_Exercise goal_
Begin with the first line and repeat exactly through the line containing "4.9, 5.7, 6.0];"; leave every image out.

——————

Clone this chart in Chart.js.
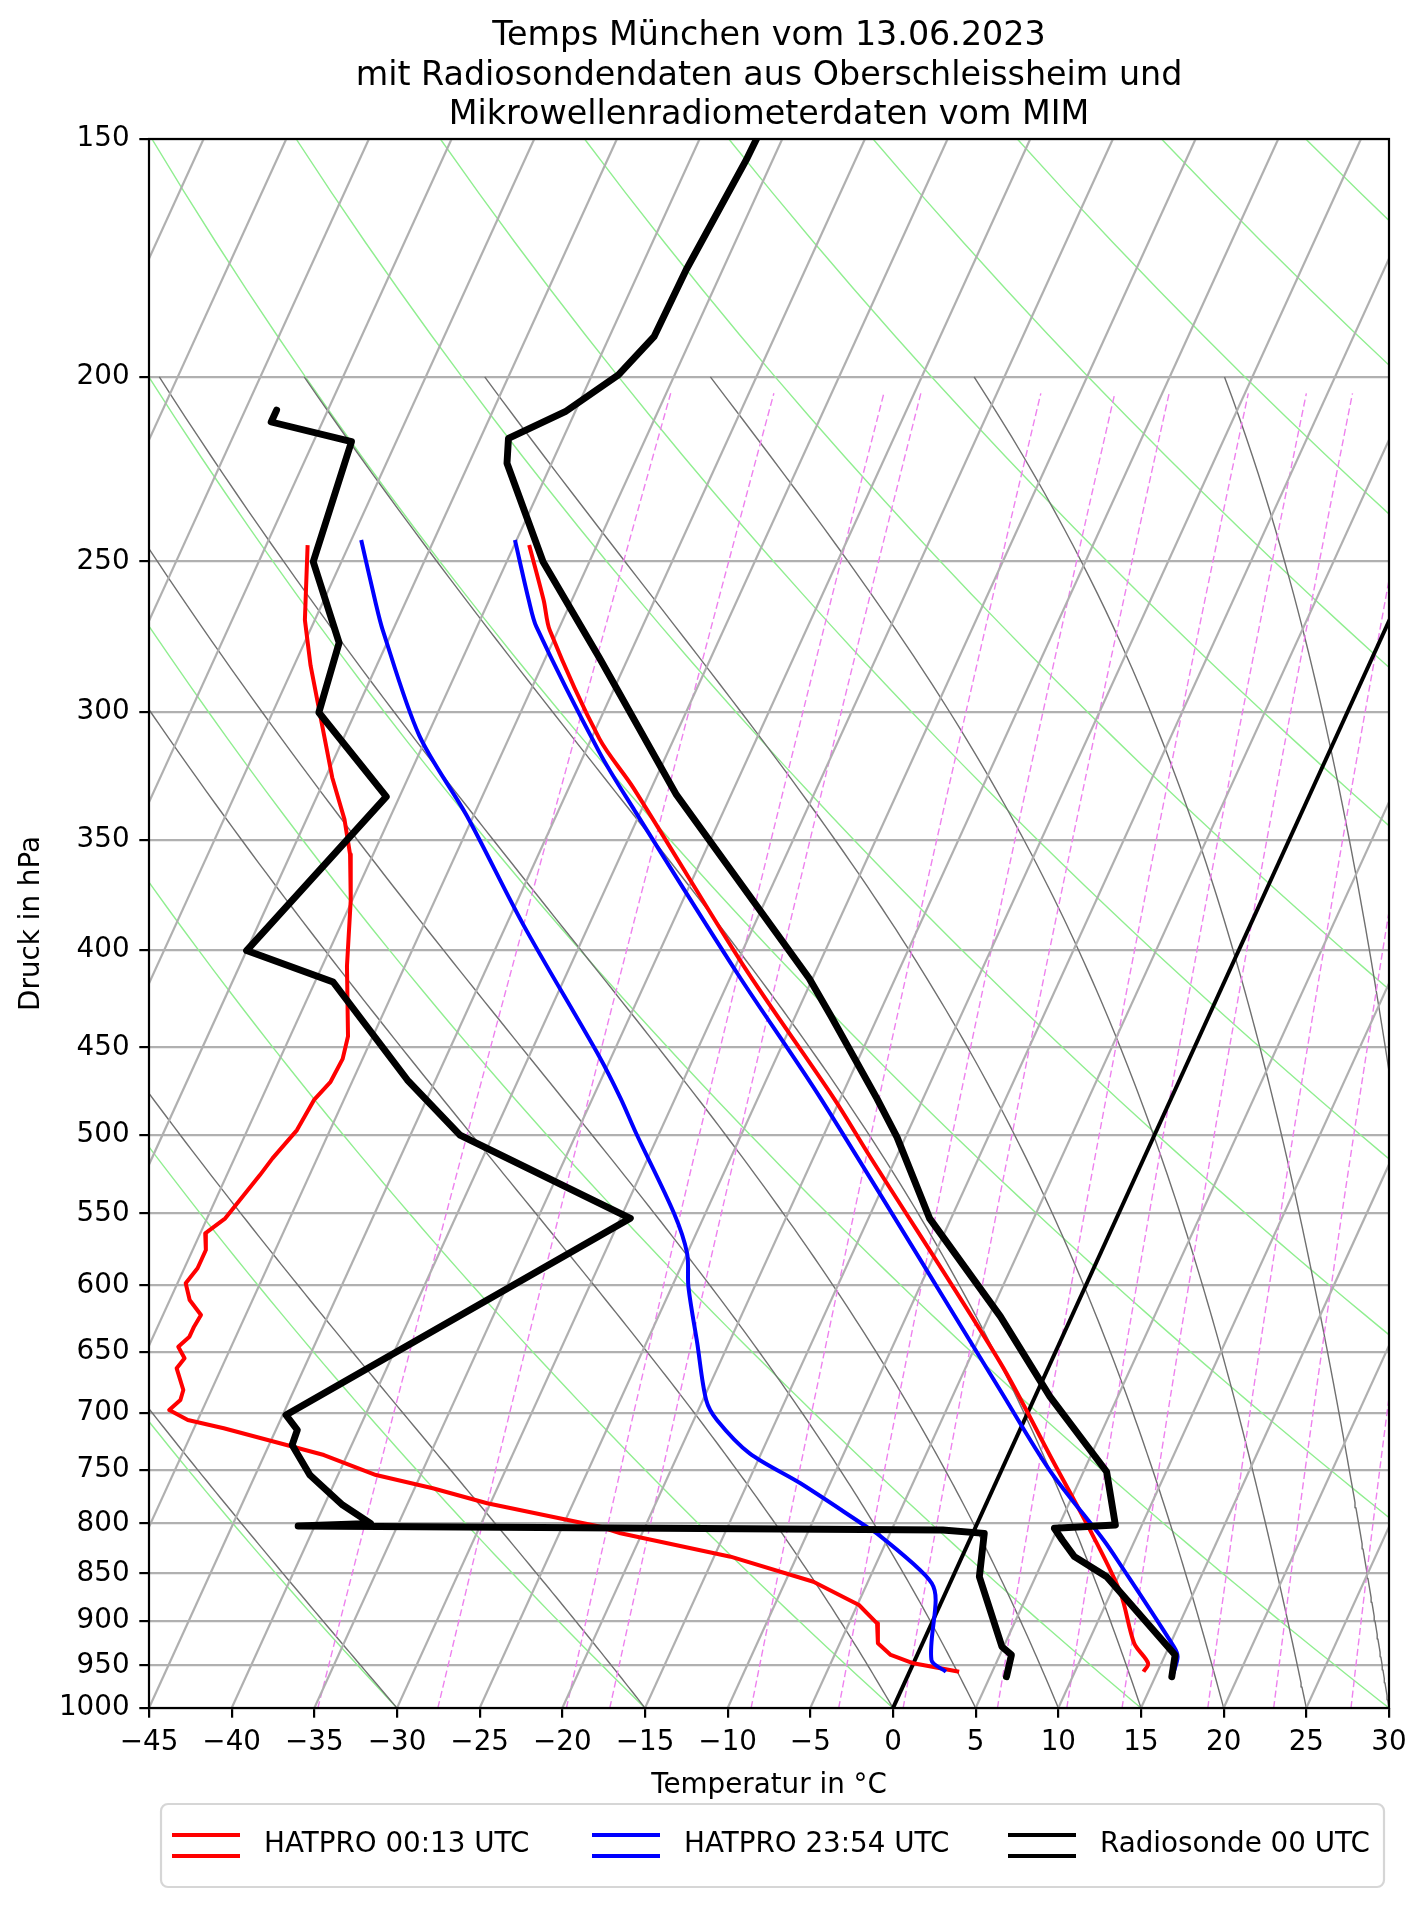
<!DOCTYPE html>
<html lang="de">
<head>
<meta charset="utf-8">
<title>Temps München vom 13.06.2023</title>
<script src="https://cdn.jsdelivr.net/npm/chart.js@4.4.1/dist/chart.umd.min.js"></script>
<style>
  html, body { margin: 0; padding: 0; background: #fff; }
  canvas { display: block; }
</style>
</head>
<body>
<canvas id="skewT" width="1427" height="1907"></canvas>
<script>
// Axis ticks
const pressureTicks = [150, 200, 250, 300, 350, 400, 450, 500, 550, 600, 650, 700, 750, 800, 850, 900, 950, 1000];
const tempTicks = [-45, -40, -35, -30, -25, -20, -15, -10, -5, 0, 5, 10, 15, 20, 25, 30];

// Radiosonde 00 UTC (hPa / °C)
const sondeP = [145, 153.9, 175.7, 190.5, 199.5, 208.6, 215.4, 222.0, 250.1, 281.1, 331.5, 413.9, 432.7, 478.5, 501.6, 553.2, 623.0, 686.3, 751.5, 801.5, 804.7, 816.2, 832.8, 853.2, 937.9, 962.9];
const sondeT = [-51.5, -51.6, -52.2, -52.3, -53.4, -55.6, -58.3, -57.7, -52.8, -46.7, -38.3, -25.2, -22.9, -17.8, -15.5, -11.3, -4.3, 0.9, 6.4, 8.4, 4.8, 5.6, 6.8, 9.3, 15.6, 16.0];
const sondeDewP = [208.2, 211.2, 216.3, 250.1, 275.8, 300.1, 332.2, 400.2, 415.7, 468.0, 500.2, 553.2, 701.7, 714.5, 727.6, 754.5, 782.3, 799.9, 802.5, 806.4, 809.6, 853.2, 928.6, 937.9, 962.9];
const sondeTd = [-73.1, -73.1, -67.7, -66.7, -62.9, -62.2, -55.8, -60.0, -53.9, -46.7, -42.0, -29.4, -44.8, -43.7, -43.6, -41.7, -38.9, -36.7, -41.0, -1.9, 0.7, 1.6, 4.9, 5.7, 6.0];

// HATPRO 00:13 UTC
const hatproEarlyP = [245.1, 262.0, 271.7, 309.8, 328.7, 407.8, 478.5, 513.5, 659.2, 738.0, 811.3, 870.5, 924.7, 947.4, 957.1];
const hatproEarlyT = [-54.1, -51.7, -50.5, -44.5, -41.1, -29.5, -20.4, -16.6, -3.0, 2.6, 7.3, 10.6, 12.8, 14.2, 14.15];
const hatproEarlyDewP = [245.1, 262.0, 268.3, 283.5, 324.6, 341.5, 356.2, 376.4, 407.8, 443.9, 456.2, 469.0, 479.4, 497.2, 514.5, 525.0, 553.2, 563.3, 574.8, 587.6, 598.4, 610.6, 621.8, 630.6, 638.3, 646.1, 655.2, 663.2, 680.8, 689.1, 697.5, 705.9, 713.0, 736.5, 754.5, 766.7, 780.7, 803.2, 809.6, 832.8, 858.4, 882.9, 902.7, 924.7, 937.9, 947.4, 957.1];
const hatproEarlyTd = [-67.5, -66.1, -65.6, -64.0, -59.6, -57.7, -56.4, -55.1, -53.5, -51.5, -51.2, -51.3, -51.8, -52.0, -52.7, -53.0, -53.9, -54.7, -54.2, -54.2, -54.5, -53.8, -52.7, -52.8, -52.8, -53.2, -52.5, -52.7, -51.7, -51.6, -52.0, -50.6, -48.2, -41.4, -37.7, -33.9, -30.2, -22.7, -21.3, -14.0, -8.3, -4.9, -3.3, -2.7, -1.6, 0.0, 3.0];

// HATPRO 23:54 UTC
const hatproLateP = [243.6, 262.0, 270.6, 315.1, 337.2, 411.3, 478.5, 680.8, 750.0, 816.2, 837.9, 928.6, 939.9, 958.9];
const hatproLateT = [-55.1, -52.6, -51.4, -44.1, -40.5, -29.7, -21.2, -2.3, 2.9, 8.1, 9.6, 15.3, 15.8, 16.0];
const hatproLateDewP = [243.6, 262.0, 271.7, 308.5, 340.0, 387.7, 455.3, 478.5, 499.1, 549.8, 577.1, 600.9, 643.5, 689.1, 705.9, 735.0, 762.1, 803.2, 809.6, 839.5, 860.0, 877.6, 943.6, 957.1];
const hatproLateTd = [-64.4, -61.9, -60.6, -55.5, -50.4, -44.0, -35.7, -33.3, -31.4, -26.9, -25.0, -24.0, -21.9, -19.8, -18.6, -15.7, -11.8, -6.6, -5.8, -2.8, -1.1, -0.4, 1.0, 2.2];

// Reference lines of the diagram
const isothermTemps = [-85, -80, -75, -70, -65, -60, -55, -50, -45, -40, -35, -30, -25, -20, -15, -10, -5, 0, 5, 10, 15, 20, 25, 30];
const dryAdiabatTheta = [-45, -30, -15, 0, 15, 30, 45, 60, 75, 90, 105, 120, 135, 150, 165]; // °C at 1000 hPa
const moistAdiabatT0 = [-45, -30, -15, 0, 5, 10, 15, 20, 25, 30, 35];                         // °C at 1000 hPa
const mixingRatios = [0.2, 0.4, 0.8, 1, 2, 3, 4, 6, 8, 10, 14, 18, 24];                        // g/kg

const titleLines = ["Temps München vom 13.06.2023", "mit Radiosondendaten aus Oberschleissheim und", "Mikrowellenradiometerdaten vom MIM"];
const legendEntries = [
  { label: "HATPRO 00:13 UTC", color: "#ff0000" },
  { label: "HATPRO 23:54 UTC", color: "#0000ff" },
  { label: "Radiosonde 00 UTC", color: "#000000" }
];

const FONT = "'DejaVu Sans', sans-serif";
const RD = 287.04749, CP = 1004.6662, LV = 2.50084e6, EPS = 0.6219569, KAPPA = RD / CP;
const P_BOT = 1000, P_TOP = 150, T_MIN = -45, T_MAX = 30;
const SKEW = (T_MAX - T_MIN) * Math.tan(Math.PI / 6);
const LOG_SPAN = Math.log(P_BOT / P_TOP);

function skewX(t, p) {
  return t + SKEW * Math.log(P_BOT / p) / LOG_SPAN;
}

function profile(ps, ts) {
  return ps.map((p, i) => ({ x: skewX(ts[i], p), y: p }));
}

const curveLevels = [];
for (let p = 1000; p >= 150; p -= 10) curveLevels.push(p);

function isotherm(t) {
  return [{ x: skewX(t, P_BOT), y: P_BOT }, { x: skewX(t, P_TOP), y: P_TOP }];
}

function dryAdiabat(theta) {
  const th = theta + 273.15;
  return curveLevels.map(p => ({ x: skewX(th * Math.pow(p / 1000, KAPPA) - 273.15, p), y: p }));
}

function satMixingRatio(p, tK) {
  const es = 6.112 * Math.exp(17.67 * (tK - 273.15) / (tK - 29.65));
  return EPS * es / (p - es);
}

function moistRate(p, tK) {
  const rs = satMixingRatio(p, tK);
  return (RD * tK + LV * rs) / (CP + LV * LV * rs * EPS / (RD * tK * tK)) / p;
}

function moistAdiabat(t0) {
  const pts = [];
  const h = -5;
  let t = t0 + 273.15;
  for (let p = 1000; p >= 200; p += h) {
    pts.push({ x: skewX(t - 273.15, p), y: p });
    const k1 = moistRate(p, t);
    const k2 = moistRate(p + h / 2, t + h * k1 / 2);
    const k3 = moistRate(p + h / 2, t + h * k2 / 2);
    const k4 = moistRate(p + h, t + h * k3);
    t += h * (k1 + 2 * k2 + 2 * k3 + k4) / 6;
  }
  return pts;
}

const mixLevels = [];
for (let p = 1000; p > 205; p -= 10) mixLevels.push(p);
mixLevels.push(204);

function mixingLine(wGkg) {
  const w = wGkg / 1000;
  return mixLevels.map(p => {
    const l = Math.log((w * p / (EPS + w)) / 6.112);
    return { x: skewX(243.5 * l / (17.67 - l), p), y: p };
  });
}

function line(data, color, width, order, extra) {
  return Object.assign({
    data: data,
    showLine: true,
    borderColor: color,
    borderWidth: width,
    pointRadius: 0,
    pointHoverRadius: 0,
    fill: false,
    tension: 0,
    clip: 0,
    order: order,
    borderJoinStyle: "round"
  }, extra || {});
}

const datasets = [];
datasets.push(line(profile(sondeP, sondeT), "#000000", 6.9, 1, { borderCapStyle: "round" }));
datasets.push(line(profile(sondeDewP, sondeTd), "#000000", 6.9, 1, { borderCapStyle: "round" }));
datasets.push(line(profile(hatproLateP, hatproLateT), "#0000ff", 4.0, 2, { tension: 0.3 }));
datasets.push(line(profile(hatproLateDewP, hatproLateTd), "#0000ff", 4.0, 2, { tension: 0.3 }));
datasets.push(line(profile(hatproEarlyP, hatproEarlyT), "#ff0000", 4.0, 3, { tension: 0.3 }));
datasets.push(line(profile(hatproEarlyDewP, hatproEarlyTd), "#ff0000", 4.0, 3));
datasets.push(line(isotherm(0), "#000000", 4.0, 4));
isothermTemps.forEach(t => datasets.push(line(isotherm(t), "#b0b0b0", 2.2, 5)));
mixingRatios.forEach(w => datasets.push(line(mixingLine(w), "#ee82ee", 1.4, 6, { borderDash: [7, 3.5] })));
moistAdiabatT0.forEach(t => datasets.push(line(moistAdiabat(t), "#707070", 1.4, 7)));
dryAdiabatTheta.forEach(t => datasets.push(line(dryAdiabat(t), "#90ee90", 1.4, 8)));

// axes spines on top of the lines
const framePlugin = {
  id: "frame",
  afterDatasetsDraw(chart) {
    const { ctx, chartArea: a } = chart;
    ctx.save();
    ctx.strokeStyle = "#000";
    ctx.lineWidth = 2.2;
    ctx.strokeRect(a.left, a.top, a.right - a.left, a.bottom - a.top);
    ctx.restore();
  }
};

const legendBox = { left: 161, top: 1804, width: 1223, height: 83, midY: 1845.5, handleX: [172, 592, 1008], handleLen: 68, textOffset: 92 };

const legendPlugin = {
  id: "boxLegend",
  afterDraw(chart) {
    const ctx = chart.ctx;
    const L = legendBox, r = 7;
    ctx.save();
    ctx.beginPath();
    ctx.moveTo(L.left + r, L.top);
    ctx.arcTo(L.left + L.width, L.top, L.left + L.width, L.top + L.height, r);
    ctx.arcTo(L.left + L.width, L.top + L.height, L.left, L.top + L.height, r);
    ctx.arcTo(L.left, L.top + L.height, L.left, L.top, r);
    ctx.arcTo(L.left, L.top, L.left + L.width, L.top, r);
    ctx.closePath();
    ctx.fillStyle = "rgba(255,255,255,0.8)";
    ctx.fill();
    ctx.strokeStyle = "#d6d6d6";
    ctx.lineWidth = 2.2;
    ctx.stroke();

    ctx.font = "27.78px " + FONT;
    ctx.textBaseline = "middle";
    ctx.textAlign = "left";
    legendEntries.forEach((e, i) => {
      const x0 = L.handleX[i];
      ctx.strokeStyle = e.color;
      ctx.lineWidth = 4.2;
      [L.midY - 10.5, L.midY + 10.5].forEach(y => {
        ctx.beginPath();
        ctx.moveTo(x0, y);
        ctx.lineTo(x0 + L.handleLen, y);
        ctx.stroke();
      });
      ctx.fillStyle = "#000";
      ctx.fillText(e.label, x0 + L.textOffset, L.midY - 1);
    });
    ctx.restore();
  }
};

Chart.defaults.font.family = FONT;
Chart.defaults.color = "#000";

const tickFont = { family: FONT, size: 27.78 };

new Chart(document.getElementById("skewT"), {
  type: "scatter",
  data: { datasets: datasets },
  options: {
    responsive: false,
    animation: false,
    devicePixelRatio: 1,
    events: [],
    layout: { padding: { left: 0, right: 38, top: 0, bottom: 103 } },
    plugins: {
      legend: { display: false },
      tooltip: { enabled: false },
      title: {
        display: true,
        fullSize: false,
        text: titleLines,
        color: "#000",
        font: { family: FONT, size: 33.33, weight: "normal", lineHeight: 1.18 },
        padding: { top: 17, bottom: 4 }
      }
    },
    scales: {
      x: {
        type: "linear",
        min: T_MIN,
        max: T_MAX,
        afterBuildTicks: s => { s.ticks = tempTicks.map(v => ({ value: v })); },
        afterFit: s => { s.height = 96; },
        ticks: {
          autoSkip: false,
          maxRotation: 0,
          padding: 8.5,
          font: tickFont,
          color: "#000",
          callback: v => (v < 0 ? "\u2212" + Math.abs(v) : String(v))
        },
        grid: { drawOnChartArea: false, drawTicks: true, tickLength: 9.7, tickColor: "#000", tickWidth: 2.2, color: "#000", lineWidth: 2.2 },
        border: { display: false },
        title: { display: true, text: "Temperatur in °C", color: "#000", font: { family: FONT, size: 27.78 }, padding: { top: 0, bottom: 2 } }
      },
      y: {
        type: "logarithmic",
        reverse: true,
        min: P_TOP,
        max: P_BOT,
        afterBuildTicks: s => { s.ticks = pressureTicks.map(v => ({ value: v })); },
        afterFit: s => { s.width = 149; },
        ticks: {
          autoSkip: false,
          padding: 9.7,
          font: tickFont,
          color: "#000",
          callback: v => String(v)
        },
        grid: { color: "#b0b0b0", lineWidth: 2.2, drawTicks: true, tickLength: 9.7, tickColor: "#000", tickWidth: 2.2 },
        border: { display: false },
        title: { display: true, text: "Druck in hPa", color: "#000", font: { family: FONT, size: 27.78 }, padding: { top: 14.8, bottom: 0 } }
      }
    }
  },
  plugins: [framePlugin, legendPlugin]
});
</script>
</body>
</html>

——————

_Solution to this task_
Clone this chart in Chart.js.
<!DOCTYPE html>
<html lang="de">
<head>
<meta charset="utf-8">
<title>Temps München vom 13.06.2023</title>
<script src="https://cdn.jsdelivr.net/npm/chart.js@4.4.1/dist/chart.umd.min.js"></script>
<style>
  html, body { margin: 0; padding: 0; background: #fff; }
  canvas { display: block; }
</style>
</head>
<body>
<canvas id="skewT" width="1427" height="1907"></canvas>
<script>
// Axis ticks
const pressureTicks = [150, 200, 250, 300, 350, 400, 450, 500, 550, 600, 650, 700, 750, 800, 850, 900, 950, 1000];
const tempTicks = [-45, -40, -35, -30, -25, -20, -15, -10, -5, 0, 5, 10, 15, 20, 25, 30];

// Radiosonde 00 UTC (hPa / °C)
const sondeP = [145, 153.9, 175.7, 190.5, 199.5, 208.6, 215.4, 222.0, 250.1, 281.1, 331.5, 413.9, 432.7, 478.5, 501.6, 553.2, 623.0, 686.3, 751.5, 801.5, 804.7, 816.2, 832.8, 853.2, 937.9, 962.9];
const sondeT = [-51.5, -51.6, -52.2, -52.3, -53.4, -55.6, -58.3, -57.7, -52.8, -46.7, -38.3, -25.2, -22.9, -17.8, -15.5, -11.3, -4.3, 0.9, 6.4, 8.4, 4.8, 5.6, 6.8, 9.3, 15.6, 16.0];
const sondeDewP = [208.2, 211.2, 216.3, 250.1, 275.8, 300.1, 332.2, 400.2, 415.7, 468.0, 500.2, 553.2, 701.7, 714.5, 727.6, 754.5, 782.3, 799.9, 802.5, 806.4, 809.6, 853.2, 928.6, 937.9, 962.9];
const sondeTd = [-73.1, -73.1, -67.7, -66.7, -62.9, -62.2, -55.8, -60.0, -53.9, -46.7, -42.0, -29.4, -44.8, -43.7, -43.6, -41.7, -38.9, -36.7, -41.0, -1.9, 0.7, 1.6, 4.9, 5.7, 6.0];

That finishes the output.